Republicans have fared particularly poorly with women in recent elections and have tried previously to cast transgender individuals as a threat. A few years ago, that was presented as a literal danger, with laws focused on barring use of women’s restrooms by transgender women. Such a law in North Carolina generated fierce blowback, and Republicans didn’t seem to gain any significant political benefit from the effort. Even after Sen. Ted Cruz (R-Tex.) tried to attack Trump for being soft on the subject, it didn’t help his 2016 presidential candidacy.
For Republican strategists, a central aim of the focus on those bathrooms was the wedge to which Kerry referred. It isn’t simply about boosting turnout among conservatives, but also about driving women for whom the issue might be resonant away from Democrats. Many Republicans — the former president likely included — clearly seem to now think that the sports angle will be more effective. It’s not about personal safety but, as commonly formulated, about fair treatment for their children.
The American Civil Liberties Union collects data on legislation affecting the rights of LGBTQ Americans, as Axios reported Monday. The ACLU’s analysis finds that there are more legislative proposals now aimed at transgender individuals than in the prior three years — most of them focused on participation in youth sports.
Fully half of the states have seen such legislation introduced or carried over into this year.
Some or most of this push likely stems from legitimately held concerns. But some of it, too, undoubtedly derives from an effort to boost energy for the political right. The best indicator of that, of course, is Donald Trump’s embrace of it as an issue.

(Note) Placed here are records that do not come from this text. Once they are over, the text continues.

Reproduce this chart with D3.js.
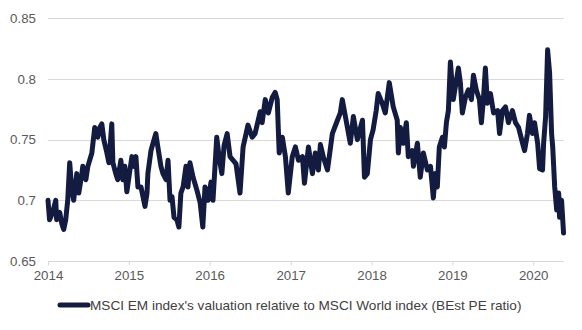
<!DOCTYPE html>
<html>
<head>
<meta charset="utf-8">
<script src="https://cdn.jsdelivr.net/npm/d3@7"></script>
<style>
  html, body { margin: 0; padding: 0; background: #ffffff; }
  svg { display: block; font-family: "Liberation Sans", Arial, sans-serif; }
</style>
</head>
<body>
<svg id="chart" width="582" height="330"></svg>
<script>
const seriesName = "MSCI EM index's valuation relative to MSCI World index (BEst PE ratio)";
const dates = [
  "2014-01-01","2014-01-08","2014-01-22","2014-02-05","2014-02-09","2014-02-23","2014-03-04","2014-03-13","2014-03-22","2014-03-31",
  "2014-04-09","2014-04-18","2014-04-27","2014-05-11","2014-05-20","2014-06-03","2014-06-07","2014-06-21","2014-06-30","2014-07-18",
  "2014-07-31","2014-08-14","2014-08-23","2014-09-01","2014-09-10","2014-09-24","2014-10-03","2014-10-16","2014-10-21","2014-11-03",
  "2014-11-12","2014-11-26","2014-12-05","2014-12-14","2014-12-23","2015-01-06","2015-01-15","2015-01-24","2015-02-02","2015-02-11",
  "2015-02-25","2015-03-06","2015-03-15","2015-03-24","2015-03-28","2015-04-11","2015-04-20","2015-05-03","2015-05-12","2015-05-26",
  "2015-06-04","2015-06-18","2015-06-27","2015-07-06","2015-07-15","2015-07-24","2015-08-06","2015-08-15","2015-08-24","2015-09-03",
  "2015-09-16","2015-09-25","2015-10-04","2015-10-18","2015-11-05","2015-11-19","2015-12-01","2015-12-11","2015-12-25","2016-01-07",
  "2016-01-16","2016-02-02","2016-02-13","2016-02-25","2016-03-06","2016-03-20","2016-04-02","2016-04-16","2016-04-29","2016-05-17",
  "2016-05-31","2016-06-22","2016-07-11","2016-07-24","2016-08-16","2016-08-25","2016-09-08","2016-09-22","2016-10-10","2016-10-23",
  "2016-11-01","2016-11-10","2016-11-24","2016-12-08","2016-12-21","2017-01-08","2017-01-22","2017-02-05","2017-02-23","2017-03-04",
  "2017-03-22","2017-04-09","2017-04-22","2017-05-06","2017-05-15","2017-05-28","2017-06-16","2017-07-08","2017-07-31","2017-08-13",
  "2017-08-22","2017-09-05","2017-09-27","2017-10-11","2017-10-29","2017-11-12","2017-11-21","2017-11-30","2017-12-13","2017-12-27",
  "2018-01-08","2018-01-22","2018-01-31","2018-02-18","2018-03-04","2018-03-22","2018-04-09","2018-04-27","2018-05-02","2018-05-11",
  "2018-05-24","2018-06-07","2018-06-16","2018-07-04","2018-07-09","2018-07-27","2018-08-09","2018-08-23","2018-09-10","2018-09-24",
  "2018-10-07","2018-10-16","2018-10-25","2018-11-03","2018-11-17","2018-11-26","2018-12-05","2018-12-14","2018-12-23","2019-01-05",
  "2019-01-14","2019-01-28","2019-02-06","2019-02-15","2019-03-01","2019-03-14","2019-03-28","2019-04-06","2019-04-19","2019-05-03",
  "2019-05-12","2019-05-21","2019-05-30","2019-06-08","2019-06-22","2019-07-06","2019-07-24","2019-08-02","2019-08-15","2019-08-29",
  "2019-09-11","2019-09-29","2019-10-13","2019-10-27","2019-11-14","2019-11-23","2019-12-06","2019-12-15","2019-12-29","2020-01-07",
  "2020-01-21","2020-01-30","2020-02-12","2020-02-17","2020-02-26","2020-03-06","2020-03-15","2020-03-24","2020-03-29","2020-04-07",
  "2020-04-16","2020-04-25","2020-04-29","2020-05-08","2020-05-17"
];
const values = [
  0.700,0.684,0.690,0.700,0.684,0.690,0.681,0.676,0.684,0.700,
  0.731,0.709,0.700,0.722,0.706,0.722,0.728,0.717,0.728,0.739,
  0.760,0.752,0.760,0.763,0.750,0.739,0.731,0.763,0.731,0.722,
  0.717,0.733,0.717,0.728,0.707,0.725,0.736,0.728,0.736,0.711,
  0.711,0.703,0.695,0.706,0.722,0.741,0.747,0.755,0.744,0.728,
  0.722,0.717,0.733,0.700,0.703,0.686,0.684,0.678,0.706,0.711,
  0.728,0.711,0.731,0.719,0.708,0.698,0.678,0.711,0.700,0.715,
  0.700,0.752,0.735,0.722,0.745,0.755,0.736,0.733,0.730,0.706,
  0.744,0.762,0.752,0.755,0.773,0.764,0.783,0.772,0.785,0.789,
  0.783,0.739,0.752,0.736,0.706,0.736,0.744,0.733,0.736,0.714,
  0.744,0.722,0.739,0.725,0.746,0.736,0.725,0.755,0.766,0.772,
  0.783,0.769,0.747,0.769,0.750,0.760,0.766,0.719,0.722,0.750,
  0.758,0.774,0.788,0.780,0.772,0.797,0.777,0.766,0.739,0.760,
  0.747,0.764,0.736,0.741,0.728,0.747,0.719,0.739,0.725,0.728,
  0.702,0.722,0.711,0.744,0.752,0.744,0.764,0.774,0.814,0.783,
  0.793,0.809,0.797,0.772,0.785,0.791,0.783,0.803,0.791,0.783,
  0.764,0.783,0.809,0.780,0.788,0.772,0.774,0.755,0.774,0.777,
  0.764,0.774,0.764,0.760,0.747,0.741,0.755,0.770,0.755,0.764,
  0.747,0.726,0.725,0.747,0.769,0.824,0.805,0.755,0.744,0.711,
  0.692,0.706,0.686,0.700,0.673
];
const yTicks = [0.65, 0.7, 0.75, 0.8, 0.85];
const yTickLabels = ["0.65", "0.7", "0.75", "0.8", "0.85"];
const xTickYears = ["2014", "2015", "2016", "2017", "2018", "2019", "2020"];

const parse = d3.timeParse("%Y-%m-%d");
const data = dates.map((d, i) => ({ date: parse(d), value: values[i] }));

const svg = d3.select("#chart");
const mLeft = 48, mRight = 564, mTop = 18.3, mBottom = 261;
const fontFam = "'Liberation Sans', Arial, sans-serif";

const x = d3.scaleTime()
  .domain([parse("2014-01-01"), parse("2020-05-19")])
  .range([mLeft, mRight]);
const y = d3.scaleLinear().domain([0.65, 0.85]).range([mBottom, mTop]);

// gridlines
svg.append("g")
  .selectAll("line")
  .data(yTicks.slice(1))
  .join("line")
  .attr("x1", mLeft).attr("x2", mRight)
  .attr("y1", d => Math.round(y(d)) + 0.5).attr("y2", d => Math.round(y(d)) + 0.5)
  .attr("stroke", "#d9d9d9").attr("stroke-width", 1);

// y axis labels
const yAxis = d3.axisLeft(y).tickValues(yTicks).tickFormat((d, i) => yTickLabels[i]).tickSize(0).tickPadding(12);
const gy = svg.append("g").attr("transform", `translate(${mLeft},0)`).call(yAxis);
gy.select(".domain").remove();
gy.selectAll("text").attr("fill", "#595959").style("font-size", "13.3px").style("font-family", fontFam);

// x axis
const xTickDates = xTickYears.map(yv => parse(yv + "-01-01"));
const xAxis = d3.axisBottom(x).tickValues(xTickDates).tickFormat((d, i) => xTickYears[i]).tickSize(4).tickPadding(5).tickSizeOuter(0);
const gx = svg.append("g").attr("transform", `translate(0,${Math.round(mBottom) + 0.5})`).call(xAxis);
gx.select(".domain").attr("stroke", "#d9d9d9").attr("d", `M${mLeft},0H${mRight}`);
gx.selectAll(".tick line").attr("stroke", "#d9d9d9");
gx.selectAll("text").attr("fill", "#595959").style("font-size", "13.3px").style("font-family", fontFam);

// line
const line = d3.line().x(d => x(d.date)).y(d => y(d.value)).curve(d3.curveLinear);
svg.append("path")
  .datum(data)
  .attr("d", line)
  .attr("fill", "none")
  .attr("stroke", "#131c40")
  .attr("stroke-width", 5)
  .attr("stroke-linejoin", "round")
  .attr("stroke-linecap", "round");

// legend
const lg = svg.append("g").attr("transform", "translate(0,305)");
lg.append("line").attr("x1", 60).attr("x2", 88).attr("y1", 0).attr("y2", 0)
  .attr("stroke", "#131c40").attr("stroke-width", 5).attr("stroke-linecap", "round");
lg.append("text").attr("x", 90).attr("y", 0).attr("dy", "0.35em")
  .attr("fill", "#404040").style("font-size", "13.6px").style("font-family", fontFam)
  .text(seriesName);
</script>
</body>
</html>
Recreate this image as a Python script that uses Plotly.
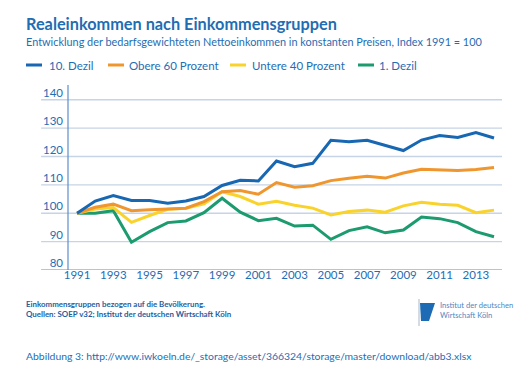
import plotly.graph_objects as go

years = list(range(1991, 2015))
dezil10 = [100, 104.3, 106.2, 104.5, 104.5, 103.5, 104.3, 105.9, 109.8, 111.6, 111.4,
           118.4, 116.4, 117.6, 125.7, 125.2, 125.7, 123.8, 122.1, 125.8, 127.4, 126.7, 128.4, 126.5]
obere60 = [100, 102.1, 103.2, 100.9, 101.2, 101.4, 101.8, 104.1, 107.6, 108.0, 106.7,
           110.8, 109.2, 109.7, 111.5, 112.3, 113.0, 112.4, 114.2, 115.5, 115.4, 115.1, 115.4, 116.1]
untere40 = [100, 101.5, 102.0, 96.8, 99.2, 101.4, 101.8, 103.3, 107.6, 105.9, 103.2,
            104.2, 102.8, 101.8, 99.4, 100.6, 101.1, 100.4, 102.6, 103.9, 103.2, 102.8, 100.2, 101.1]
dezil1 = [100, 100.0, 100.9, 89.8, 93.5, 96.7, 97.3, 100.2, 105.3, 100.4, 97.4,
          98.2, 95.5, 95.8, 90.8, 93.9, 95.2, 93.1, 94.1, 98.7, 98.1, 96.7, 93.5, 91.7]

series_names = ["10. Dezil", "Obere 60 Prozent", "Untere 40 Prozent", "1. Dezil"]
series_values = [dezil10, obere60, untere40, dezil1]
colors = ["#1767b2", "#f0962f", "#f9d32b", "#1b9b6e"]

y_ticks = [80, 90, 100, 110, 120, 130, 140]
x_ticks = list(range(1991, 2014, 2))

FONT = "Lato"
BLUE_TXT = "#1f6db3"

fig = go.Figure()
for name, vals, col in reversed(list(zip(series_names, series_values, colors))):
    fig.add_trace(go.Scatter(x=years, y=vals, mode="lines", name=name,
                             line=dict(color=col, width=3), showlegend=False))

for t in y_ticks[1:]:
    fig.add_shape(type="line", xref="paper", yref="y", x0=-0.062, x1=1, y0=t, y1=t,
                  line=dict(color="#c7d4e6", width=1.3), layer="below")
fig.add_shape(type="line", xref="paper", yref="y", x0=-0.062, x1=1, y0=80, y1=80,
              line=dict(color="#5b8fc9", width=1.2), layer="above")
fig.add_shape(type="line", xref="paper", yref="paper", x0=0, x1=0, y0=0, y1=1,
              line=dict(color="#5b8fc9", width=1.2), layer="above")

def px(x):
    return (x - 60) / 434

def py(y):
    return (368 - 106 - y) / 185

leg_x = [18, 100, 222, 350]
leg_tx = [40, 120, 243, 370]
for name, col, lx, tx in zip(series_names, colors, leg_x, leg_tx):
    fig.add_shape(type="line", xref="paper", yref="paper",
                  x0=px(lx), x1=px(lx + 16), y0=py(57), y1=py(57),
                  line=dict(color=col, width=3))
    fig.add_annotation(text=name, xref="paper", yref="paper",
                       x=px(tx - 1), y=py(57),
                       xanchor="left", yanchor="middle", showarrow=False,
                       font=dict(family=FONT, size=11.5, color=BLUE_TXT))

fig.add_annotation(text="<b>Realeinkommen nach Einkommensgruppen</b>", xref="paper", yref="paper",
                   x=px(16), y=py(15), xanchor="left", yanchor="middle",
                   showarrow=False, font=dict(family=FONT, size=16.3, color=BLUE_TXT))
fig.add_annotation(text="Entwicklung der bedarfsgewichteten Nettoeinkommen in konstanten Preisen, Index 1991 = 100",
                   xref="paper", yref="paper",
                   x=px(16), y=py(34), xanchor="left", yanchor="middle",
                   showarrow=False, font=dict(family=FONT, size=10.9, color=BLUE_TXT))

fig.add_annotation(text="<b>Einkommensgruppen bezogen auf die Bevölkerung.<br>Quellen: SOEP v32; Institut der deutschen Wirtschaft Köln</b>",
                   xref="paper", yref="paper", align="left",
                   x=px(16), y=py(301), xanchor="left", yanchor="middle",
                   showarrow=False, font=dict(family=FONT, size=7.9, color="#1c5f9f"))
fig.add_shape(type="rect", xref="paper", yref="paper",
              x0=px(410), x1=px(412), y0=py(318), y1=py(291),
              line=dict(width=0), fillcolor="#d5dbe3")
fig.add_shape(type="path", xref="paper", yref="paper",
              path="M {a},{b} L {c},{b} L {d},{e} L {f},{e} Z".format(
                  a=px(412), b=py(295), c=px(427), d=px(421), e=py(313), f=px(413)),
              line=dict(width=0), fillcolor="#1d6bb5")
fig.add_annotation(text="Institut der deutschen<br>Wirtschaft Köln",
                   xref="paper", yref="paper", align="left",
                   x=px(430), y=py(302), xanchor="left", yanchor="middle",
                   showarrow=False, font=dict(family=FONT, size=7.6, color="#4f86c0"))

fig.add_annotation(text="Abbildung 3: http://www.iwkoeln.de/_storage/asset/366324/storage/master/download/abb3.xlsx",
                   xref="paper", yref="paper",
                   x=px(16), y=py(348), xanchor="left", yanchor="middle",
                   showarrow=False, font=dict(family=FONT, size=10.4, color=BLUE_TXT))

fig.update_layout(
    width=522, height=368,
    margin=dict(l=60, r=28, t=77, b=106, pad=0),
    paper_bgcolor="white", plot_bgcolor="white",
    showlegend=False,
    font=dict(family=FONT, color=BLUE_TXT),
    xaxis=dict(range=[1990.5, 2014.44], tickvals=x_ticks, ticktext=[str(v) for v in x_ticks],
               showgrid=False, zeroline=False, showline=False, ticks="",
               tickfont=dict(family=FONT, size=11.5, color=BLUE_TXT), ticklabelstandoff=-4),
    yaxis=dict(range=[80, 145.2], tickvals=y_ticks, ticktext=[str(v) for v in y_ticks],
               showgrid=False, zeroline=False, showline=False, ticks="",
               tickfont=dict(family=FONT, size=11.5, color=BLUE_TXT),
               ticklabelstandoff=4, ticklabelshift=-7),
)

fig.write_html("out.html")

What’s interesting about this focus is that views of the issue look somewhat different from the landscape for same-sex marriage in 2004. A January PRRI poll asked Americans to evaluate how much discrimination various groups faced in the United States.
No group was seen by Americans overall as facing a lot of discrimination more than the transgender community. That was also the view of a majority of Republicans and White evangelical Protestants. In fact, the only group that evangelicals were more likely to say faced a lot of discrimination was Christians.
There isn’t a robust record of polling on trans issues, given how recently the community has emerged in the political conversation. But the data above might also be a reason for the new focus on youth sports: It is much easier to portray such competition as an issue of fairness than as one of discrimination.
That doesn’t mean there isn’t cynicism at play, of course. Perhaps the 2004 ballot initiatives were not the cause of Bush’s reelection, and it was certainly the case that many Americans agreed with the sentiment. But embracing the proposed amendments was nonetheless seen as a political opportunity for the right, one that quickly faded.
The focus on transgender kids participating in school sports may be part of a similar calculus — and be similarly short-lived.